Auch sagte er allen Danke, die für Zusammenhalt und Verständnis eintreten – und es nicht zuließen, dass die Gesellschaft sich von dieser Art der Politik weiter auseinanderdividieren lasse. Man werde diese Krise „gemeinsam und mit unterschiedlichen persönlichen Entscheidungen und Überzeugungen meistern“. Er selbst sei gescheitert. Aber: „Weiterzumachen, als ob ich die unsportlichen und ungesunden Entwicklungen rund um diese Pandemie nicht mitbekommen würde, ist für mich keine Option.“
Sportminister Koglers Reaktion
In einer Stellungnahme erklärte Grünen-Vizekanzler Kogler nach Angaben der „Kleinen Zeitung“: „Der Rücktritt von Felix Gottwald ist bedauerlich, aber zur Kenntnis zu nehmen.“ Er habe als Mitglied der Kommission für den Breitensport versucht, zur Entwicklung einer echten Bewegungskultur in Österreich beizutragen. „Sein Engagement in diesem Bereich schätze ich sehr.“
Zu den Aussagen von Gottwald über die Regierungsmaßnahmen sagte Kogler: „Unser Auftrag als Politik ist der Schutz der Bevölkerung.
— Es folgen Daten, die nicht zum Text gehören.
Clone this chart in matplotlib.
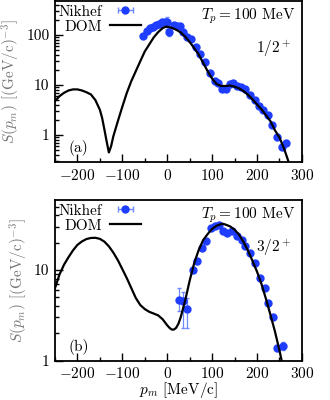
import numpy as np
import matplotlib
matplotlib.use('Agg')
import matplotlib.pyplot as plt
from matplotlib.ticker import FixedLocator, NullFormatter, MultipleLocator

plt.rcParams['font.family'] = 'cmr10'
plt.rcParams['mathtext.fontset'] = 'cm'
plt.rcParams['axes.formatter.use_mathtext'] = True
plt.rcParams['font.size'] = 11

FS = 11

# (a) 1/2+ : Nikhef data
pa_x = [-55, -45, -38, -31, -24, -18, -12, -5, -1, 4, 15, 22, 28, 36, 45, 54, 64, 74, 84, 95,
        106, 114, 122, 130, 140, 146, 155, 164, 173, 184, 195, 205, 214, 225, 233, 244, 255, 265]
pa_y = [95, 122, 136, 147, 158, 170, 180, 185, 180, 117, 158, 155, 151, 117, 90, 82, 58, 42, 29, 17.6,
        12, 11, 8.2, 8.5, 10.3, 10.8, 9.8, 9.0, 8.2, 6.3, 5.0, 3.8, 3.2, 2.5, 1.58, 0.93, 0.58, 0.68]
pa_err = [3, 4, 4, 5, 5, 5, 6, 6, 45, 23, 5, 5, 5, 4, 3, 3, 2, 1.5, 1, 0.6,
          0.4, 0.4, 0.3, 0.3, 0.4, 0.4, 0.3, 0.3, 0.3, 0.2, 0.2, 0.15, 0.12, 0.1, 0.06, 0.04, 0.03, 0.03]

# (a) DOM curve
dom_a_x = [-250, -240, -230, -220, -210, -200, -190, -180, -170, -160, -150, -145, -140, -135, -130,
           -125, -120, -110, -100, -90, -80, -70, -60, -50, -40, -30, -20, -10, -5, 0, 10, 20, 30,
           40, 50, 60, 70, 80, 90, 100, 110, 120, 130, 140, 150, 160, 170, 180, 190, 200, 210, 220,
           230, 240, 250, 260, 270]
dom_a_y = [4.8, 6.0, 7.0, 7.8, 8.2, 8.2, 7.8, 7.2, 6.5, 5.0, 3.2, 2.2, 1.3, 0.75, 0.45,
           0.6, 0.95, 1.9, 3.7, 7.0, 12, 19, 30, 47, 65, 90, 115, 138, 145, 147, 140, 128, 113,
           93, 73, 55, 41, 28, 19, 13.5, 10.5, 9.6, 9.6, 9.8, 9.3, 8.6, 7.6, 6.4, 5.2, 4.1, 3.3, 2.5,
           1.9, 1.25, 0.9, 0.55, 0.3]

# (b) 3/2+ : Nikhef data
pb_x = [27, 36, 45, 57, 66, 77, 86, 97, 106, 116, 125, 134, 144, 155, 166, 173, 184, 195, 207, 218,
        225, 236, 245, 257]
pb_y = [4.7, 4.5, 3.66, 10.1, 12.4, 17.4, 20.7, 29, 30.2, 31.5, 26.6, 25.5, 26.6, 23.4, 21.5, 18.2,
        15.4, 11.9, 8.2, 6.3, 4.3, 3.0, 1.39, 1.45]
pb_lo = [1.2, 2.2, 1.4, 0.8, 0.7, 0.8, 0.8, 1.0, 1.0, 1.0, 1.5, 1.0, 1.0, 0.8, 0.7, 0.6,
         0.5, 0.4, 0.3, 0.25, 0.2, 0.15, 0.1, 0.15]
pb_hi = [1.6, 1.2, 1.2, 0.8, 0.7, 0.8, 0.8, 1.0, 1.0, 1.0, 1.5, 1.0, 1.0, 0.8, 0.7, 0.6,
         0.5, 0.4, 0.3, 0.25, 0.2, 0.15, 0.1, 0.15]

# (b) DOM curve
dom_b_x = [-250, -240, -230, -220, -210, -200, -190, -180, -170, -160, -150, -140, -130, -120, -110,
           -100, -90, -80, -70, -60, -50, -40, -30, -20, -10, 0, 5, 10, 15, 20, 25, 30, 40, 50, 60,
           70, 80, 90, 100, 110, 120, 125, 130, 140, 150, 160, 170, 180, 190, 200, 210, 220, 230, 240,
           250, 255]
dom_b_y = [6.3, 8.9, 11.4, 13.8, 16.4, 18.9, 20.6, 21.9, 22.5, 22.6, 22.0, 20.5, 18.2, 15.5, 12.8,
           10.2, 8.1, 6.3, 4.9, 4.1, 3.7, 3.45, 3.3, 3.15, 2.85, 2.45, 2.3, 2.2, 2.2, 2.3, 2.55, 3.0,
           4.6, 7.6, 11.8, 16.5, 21.3, 24.8, 28.3, 30.7, 32.0, 32.2, 31.6, 30.2, 27.8, 24.5, 20.3,
           16.3, 12.6, 9.6, 7.0, 4.8, 3.2, 2.1, 1.3, 1.0]

fig = plt.figure(figsize=(3.3, 4.0), dpi=100)
ax_a = fig.add_axes([0.1667, 0.595, 0.748, 0.4025])
ax_b = fig.add_axes([0.1667, 0.0985, 0.748, 0.4015])

blue = '#1f3dff'
eblue = '#7088ff'

def style(ax, ylo, yhi, majors, labels, panel, state):
    ax.set_yscale('log')
    ax.set_xlim(-250, 300)
    ax.set_ylim(ylo, yhi)
    ax.xaxis.set_major_locator(MultipleLocator(100))
    ax.xaxis.set_minor_locator(MultipleLocator(50))
    ax.yaxis.set_major_locator(FixedLocator(majors))
    ax.set_yticklabels(labels)
    ax.yaxis.set_minor_formatter(NullFormatter())
    ax.tick_params(which='both', direction='in', top=False, right=False, width=1.0)
    ax.tick_params(which='major', length=5.5, labelsize=FS, pad=4)
    ax.tick_params(which='minor', length=3)
    for s in ax.spines.values():
        s.set_linewidth(1.3)
    ax.set_ylabel(r'$S(p_m)$ [(GeV/c)$^{-3}$]', color='#777777', fontsize=FS, labelpad=3)
    ax.text(0.975, 0.965, r'$T_p = 100$ MeV', transform=ax.transAxes, ha='right', va='top', fontsize=FS)
    ax.text(0.955, 0.70, state, transform=ax.transAxes, ha='right', va='center', fontsize=FS)
    ax.text(0.055, 0.035, panel, transform=ax.transAxes, ha='left', va='bottom', fontsize=FS)
    # legend proxy with horizontal error bar only
    ax.errorbar([np.nan], [np.nan], xerr=[1], fmt='o', color=blue, ecolor=eblue, ms=5,
                capsize=2, elinewidth=1, label='Nikhef')

# panel (a)
ax_a.errorbar(pa_x, pa_y, yerr=pa_err, fmt='o', color=blue, ecolor=eblue, ms=5,
              capsize=1.5, elinewidth=0.9, zorder=2)
ax_a.plot(dom_a_x, dom_a_y, color='black', lw=1.6, label='DOM', zorder=3)
style(ax_a, 0.29, 480, [1, 10, 100], ['1', '10', '100'], '(a)', r'$1/2^+$')

# panel (b)
ax_b.errorbar(pb_x, pb_y, yerr=[pb_lo, pb_hi], fmt='o', color=blue, ecolor=eblue, ms=5,
              capsize=1.5, elinewidth=0.9, zorder=2)
ax_b.plot(dom_b_x, dom_b_y, color='black', lw=1.6, label='DOM', zorder=3)
style(ax_b, 1, 59, [1, 10], ['1', '10'], '(b)', r'$3/2^+$')
ax_b.set_xlabel(r'$p_m$ [MeV/c]', fontsize=FS, labelpad=-1)

for ax in (ax_a, ax_b):
    h, l = ax.get_legend_handles_labels()
    order = [l.index('Nikhef'), l.index('DOM')]
    ax.legend([h[i] for i in order], [l[i] for i in order], loc='upper left', markerfirst=False,
              frameon=False, fontsize=FS, handlelength=2.0, borderaxespad=0.15,
              handletextpad=0.5, labelspacing=0.1, borderpad=0.1)

fig.savefig('out.png', dpi=100)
Die vor allem bei ungeimpften Personen dramatisch gestiegenen Fallzahlen und Inzidenzen sowie die stark belasteten Spitalskapazitäten haben die Bundesregierung am Wochenende gemeinsam mit den Landeshauptleuten veranlasst, weitreichende Maßnahmen zur Pandemiebewältigung zu beschließen.“
Die Maßnahmen würden einem Großteil der österreichischen Bevölkerung jedoch ermöglichen, weiterhin Sport im Sportverein betreiben zu können, was Kinder, Jugendliche bis zum Ende der Schulpflicht und alle betreffe, „die sich für eine Schutzimpfung entschieden haben oder genesen sind“.
„All jene, die sich nicht impfen lassen wollen, dürfen und können natürlich auch Sport betreiben“, so Kogler, der einschränkte, dass sich dies bis auf Weiteres auf die eigenen vier Wände beschränke oder auf den öffentlichen Raum mit Abstand zu anderen, „sodass die Ansteckungsgefahr für sie selbst und andere minimiert wird“.